Hawkwood Property around 1900 with owners at the time the Bakers.


National Register of Historic Places

At a wonderful ceremony on Saturday, November 4, 2017, at Calvary Episcopal Church in Burnt Hills, the plaque designating the church as a new member of the National Register of Historic Places was unveiled and placed next to the entrance to the church. Thanks to the William G. Pomeroy Foundation for providing us the money to purchase the plaque for the building.
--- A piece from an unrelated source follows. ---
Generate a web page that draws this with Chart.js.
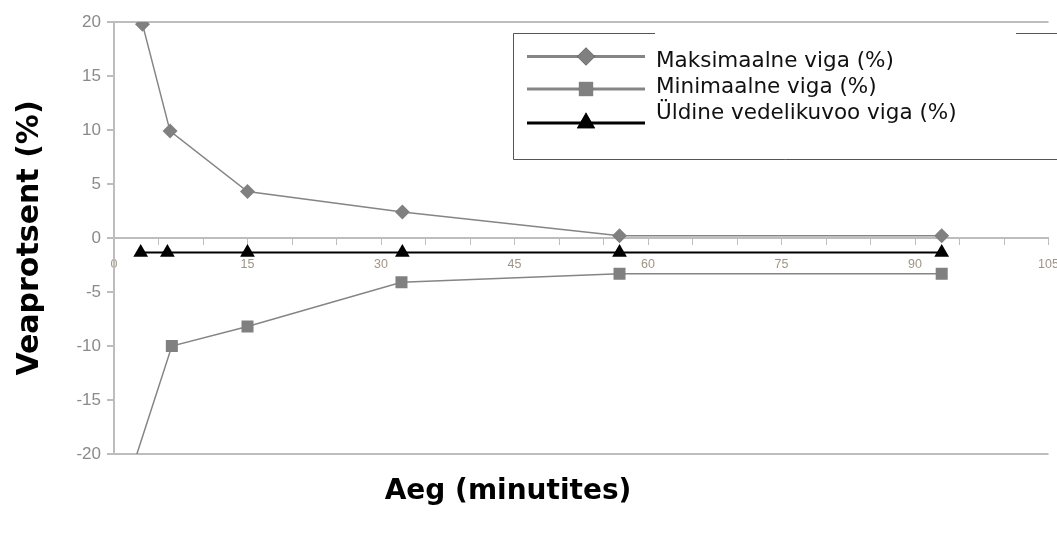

Episcopal Church plaque presentation and proclamations

Episcopal Church Plaque stating placement in the National Register of Historic Place in 2017


Naming Burnt Hills & Town of Ballston

The original white settlers in the area we now call Ballston were the McDonald Brothers who came here in the 1760s. These brothers established a good relationship with the Indians who lived near the area and traded extensively with them. Those Indians sometimes would burn the surrounding hillsides so as to attract the deer who would come to eat the new shoots that would sprout up from the ground. Thus, the area became known as the land of the "burnt hills", a name we still use for the area. Some also say it was the settlers in Schenectady who looked up at these surrounding hills and, seeing them ablaze, named them the "burnt hills."

Reverend Eliphalet Ball came to the area we now call Ballston with a couple of dozen settlers in the 1770s. On September 22, 1775, Reverend Ball held the first "meeting" in his church which was near his home. He became a respected citizen of the area and political meetings of all sorts were held in his building which soon thereafter became known as the Old Red Meeting House. That building eventually became the first school in the area.

Reverend Ball knew the McDonald Brothers and the folklore goes that, one time when they all met, Ball offered the brothers a quantity of rum in exchange for the rights to call the area "Mr. Ball's Town". We do not know if this is true or not but eventually what was originally known as "Mr. Ball's Town" became Ballston, the name we use today.